The trial court set a pretrial conference for February 23, 1979. The day before the pretrial conference, twenty-eight months after purchasing the car and nineteen months after filing her complaint, Jackson moved for leave to amend to add another truth-in-lending count based on the holding of Elzea v. National Bank of Georgia, 570 F.2d 1248 (5th Cir. 1978). The trial court denied leave to amend finding that the alleged claim would otherwise be barred by the one year statute of limitations, and that "there has been undue delay in tendering the proposed amendment and that its allowance would unduly prejudice the defendants." The appellant asserts that the denial of her motion for leave to amend was error. We are convinced that in the circumstances of this case there was no abuse of discretion. See, Zenith Radio Corp. v. Hazeltine Research, Inc., 401 U.S. 321, 91 S.Ct. 795, 28 L.Ed.2d 77 (1971).
The appellant also challenges the conclusions of the district court that there were no truth-in-lending or odometer disclosure violations and the entry of summary judgment in favor of Columbus Dodge and NBT.
A creditor can only be liable for a single recovery even though there are multiple truth-in-lending violations. 15 U.S.C. § 1640(g); see, Turner v.
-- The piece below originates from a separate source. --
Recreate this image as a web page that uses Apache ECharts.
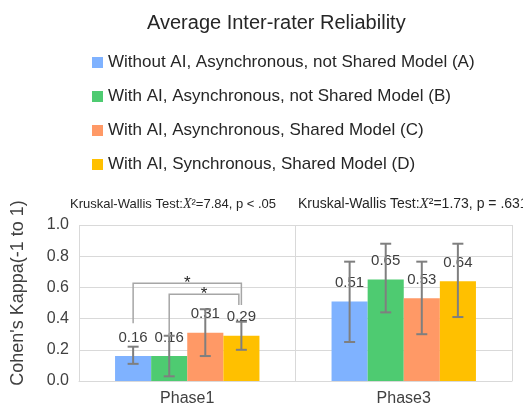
<!DOCTYPE html>
<html>
<head>
<meta charset="utf-8">
<script src="https://cdn.jsdelivr.net/npm/echarts@6/dist/echarts.min.js"></script>
<style>
html, body { margin: 0; padding: 0; background: #fff; }
#chart { width: 523px; height: 409px; }
</style>
</head>
<body>
<div id="chart"></div>
<script>
const categories = ['Phase1', 'Phase3'];
const groupNames = [
    'Without AI, Asynchronous, not Shared Model (A)',
    'With AI, Asynchronous, not Shared Model (B)',
    'With AI, Asynchronous, Shared Model (C)',
    'With AI, Synchronous, Shared Model (D)'
];
// mean kappa per group, [Phase1, Phase3]
const meanA = [0.16, 0.51];
const meanB = [0.16, 0.65];
const meanC = [0.31, 0.53];
const meanD = [0.29, 0.64];
// error bar ends
const lowA = [0.11, 0.25];
const lowB = [0.03, 0.44];
const lowC = [0.16, 0.30];
const lowD = [0.20, 0.41];
const highA = [0.22, 0.765];
const highB = [0.29, 0.88];
const highC = [0.46, 0.765];
const highD = [0.38, 0.88];
// significance brackets (Phase1): bar slots and heights
const bracketCat = [0, 0];
const bracketFrom = [0, 1];
const bracketTo = [3, 2.93];
const bracketTop = [0.626, 0.556];
const bracketFromEnd = [0.37, 0.285];
const bracketToEnd = [0.487, 0.487];
const yTicks = [0, 0.2, 0.4, 0.6, 0.8, 1.0];

const means = [meanA, meanB, meanC, meanD];
const lows = [lowA, lowB, lowC, lowD];
const highs = [highA, highB, highC, highD];
const colors = ['#7FB2FF', '#4ECB71', '#FF9966', '#FFC000'];
const catGap = 1 / 3;

// x centre of a bar slot inside a category
const slotX = (api, cat, slot) => {
    const c = api.coord([cat, 0])[0];
    const band = api.size([1, 0])[0];
    const bw = band * (1 - catGap) / 4;
    return c + (slot - 1.5) * bw;
};

const errData = [];
means.forEach((m, g) => {
    categories.forEach((c, i) => {
        errData.push([i, g, lows[g][i], highs[g][i]]);
    });
});
const bracketData = bracketCat.map((c, k) => [c, bracketFrom[k], bracketTo[k], bracketTop[k], bracketFromEnd[k], bracketToEnd[k]]);

const txt = '#404040';
const kwText = (text, left, size) => ({
    type: 'text', left: left, top: 197,
    style: {
        text: text,
        font: size + 'px "Liberation Sans"', fill: '#262626',
        rich: { x: { fontFamily: 'Liberation Serif', fontStyle: 'italic', fontSize: size + 1, fill: '#262626' } }
    }
});

const option = {
    animation: false,
    title: {
        text: 'Average Inter-rater Reliability',
        left: 142,
        top: 8,
        textStyle: { fontFamily: 'Liberation Sans', fontSize: 20, fontWeight: 'normal', color: '#262626' }
    },
    legend: {
        data: groupNames,
        orient: 'vertical',
        left: 92,
        top: 54,
        padding: 0,
        icon: 'rect',
        itemWidth: 11,
        itemHeight: 11,
        itemGap: 17,
        textStyle: { fontFamily: 'Liberation Sans', fontSize: 17, color: '#262626' }
    },
    graphic: [
        kwText('Kruskal-Wallis Test:{x|X}²=7.84, p < .05', 70, 13),
        kwText('Kruskal-Wallis Test:{x|X}²=1.73, p = .631', 298, 14)
    ],
    grid: { left: 79, right: 11, top: 225, bottom: 28 },
    xAxis: {
        type: 'category',
        data: categories,
        axisLine: { show: true, lineStyle: { color: '#d9d9d9' } },
        axisTick: { show: false },
        splitLine: { show: true, lineStyle: { color: '#d9d9d9' } },
        axisLabel: { fontFamily: 'Liberation Sans', fontSize: 16, color: txt, margin: 10 }
    },
    yAxis: {
        type: 'value',
        min: yTicks[0],
        max: yTicks[yTicks.length - 1],
        interval: 0.2,
        name: "Cohen's Kappa(-1 to 1)",
        nameLocation: 'middle',
        nameRotate: 90,
        nameGap: 52,
        nameTextStyle: { fontFamily: 'Liberation Sans', fontSize: 18, color: txt, padding: [0, 0, 0, 20] },
        axisLine: { show: false },
        axisTick: { show: false },
        splitLine: { lineStyle: { color: '#d9d9d9' } },
        axisLabel: { fontFamily: 'Liberation Sans', fontSize: 16, color: txt, margin: 10, formatter: v => v.toFixed(1) }
    },
    series: [
        ...means.map((m, g) => ({
            name: groupNames[g],
            type: 'bar',
            data: m,
            barGap: '0%',
            barCategoryGap: '33.3%',
            itemStyle: { color: colors[g] },
            label: {
                show: true,
                position: 'top',
                distance: 11,
                fontFamily: 'Liberation Sans',
                fontSize: 15,
                color: txt,
                formatter: p => p.value.toFixed(2)
            }
        })),
        {
            type: 'custom',
            name: 'error',
            z: 3,
            data: errData,
            encode: { x: 0, y: [2, 3] },
            renderItem: (params, api) => {
                const cat = api.value(0);
                const x = slotX(api, cat, api.value(1));
                const y1 = api.coord([cat, api.value(2)])[1];
                const y2 = api.coord([cat, api.value(3)])[1];
                const st = { stroke: '#7f7f7f', lineWidth: 2 };
                const hw = 5.5;
                return {
                    type: 'group',
                    children: [
                        { type: 'line', shape: { x1: x, y1: y1, x2: x, y2: y2 }, style: st },
                        { type: 'line', shape: { x1: x - hw, y1: y1, x2: x + hw, y2: y1 }, style: st },
                        { type: 'line', shape: { x1: x - hw, y1: y2, x2: x + hw, y2: y2 }, style: st }
                    ]
                };
            }
        },
        {
            type: 'custom',
            name: 'bracket',
            z: 4,
            data: bracketData,
            encode: { x: 0, y: 3 },
            renderItem: (params, api) => {
                const cat = api.value(0);
                const xa = slotX(api, cat, api.value(1));
                const xb = slotX(api, cat, api.value(2));
                const yt = api.coord([cat, api.value(3)])[1];
                const ya = api.coord([cat, api.value(4)])[1];
                const yb = api.coord([cat, api.value(5)])[1];
                return {
                    type: 'group',
                    children: [
                        {
                            type: 'polyline',
                            shape: { points: [[xa, ya], [xa, yt], [xb, yt], [xb, yb]] },
                            style: { stroke: '#a6a6a6', lineWidth: 1.5, fill: null }
                        },
                        {
                            type: 'text',
                            style: {
                                x: (xa + xb) / 2, y: yt,
                                text: '*', align: 'center', verticalAlign: 'middle',
                                font: '17px "Liberation Sans"', fill: '#262626'
                            }
                        }
                    ]
                };
            }
        }
    ]
};

const chart = echarts.init(document.getElementById('chart'));
chart.setOption(option);
</script>
</body>
</html>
Firestone Tire Rubber Co., 537 F.2d 1296 (5th Cir. 1976). The appellant is entitled to recover on the documentary fee issue. Abbey v. Columbus Dodge, Inc., 607 F.2d 85 (5th Cir. 1979). It is unnecessary to consider whether the failure to furnish a license tag constituted a truth-in-lending violation.
Abbey involved the same defendants as here. They divided the same fees and charges in the same manner. There, as here, Columbus Dodge admitted that it had remitted $17.50 of the $37.50 to the bank. We follow Abbey and reverse the summary judgment and direct that summary judgment on this issue be entered for the appellant.
The presence of truth-in-lending liability requires that we remand for resolution by the district court the issue of whether that liability extends to the bank as a creditor or whether the bank escapes liability as a subsequent assignee without notice. 15 U.S.C. § 1614. See, Cenance v. Bohn Ford, Inc., 621 F.2d 130 (5th Cir. 1980), affirmed in part and reversed in part, 452 U.S. 155, 101 S.Ct. 2239, 68 L.Ed.2d 744 (1981); Price v. Franklin Inv. Co., Inc., 574 F.2d 594 (D.C. Cir. 1978); Meyers v. Clearview Dodge, 539 F.2d 511 (5th Cir. 1976), cert. denied, 431 U.S. 929, 97 S.Ct. 2633, 53 L.Ed.2d 245 (1977).
In considering the mileage disclosure claim we note that the then applicable version of 49 C.F.R. § 580.4 required Columbus Dodge to furnish various particulars. The certificate supplied by Columbus Dodge was partially completed and revealed only the make, year and model number of the car and its actual number of miles. The appellant's claim in essence, is, that by failing to furnish all of the required information Columbus Dodge violated the Motor Vehicle Information and Cost Savings Act. The appellant made no allegations that the odometer had been tampered with or that Columbus Dodge had made any misrepresentations.
49 C.F.R. § 580.4(a) (1976) provided:
(a) Before executing any transfer of ownership document, each transferor of a motor vehicle shall furnish to the transferee a written statement signed by the transferor, containing the following information:
(1) The odometer reading at the time of transfer, and, unless provided elsewhere on a transfer document integral with the odometer disclosure;
(2) The date of the transfer;
(3) The transferor's name and current address; and
(4) The identity of the vehicle, including its make, model, and body type. Its vehicle identification number, and its last plate number.
The regulation, 49 C.F.R. § 580.4, as then in force, allowed the required information to be presented "elsewhere on a transfer document integral with the odometer disclosure." The uncontradicted affidavit of the president of Columbus Dodge asserts that the sales contract (which provided all the missing information) and the odometer mileage certificate were simultaneously delivered to the appellant. The summary judgment on this issue in favor of Columbus Dodge is affirmed.
AFFIRMED in part; REVERSED and REMANDED in part.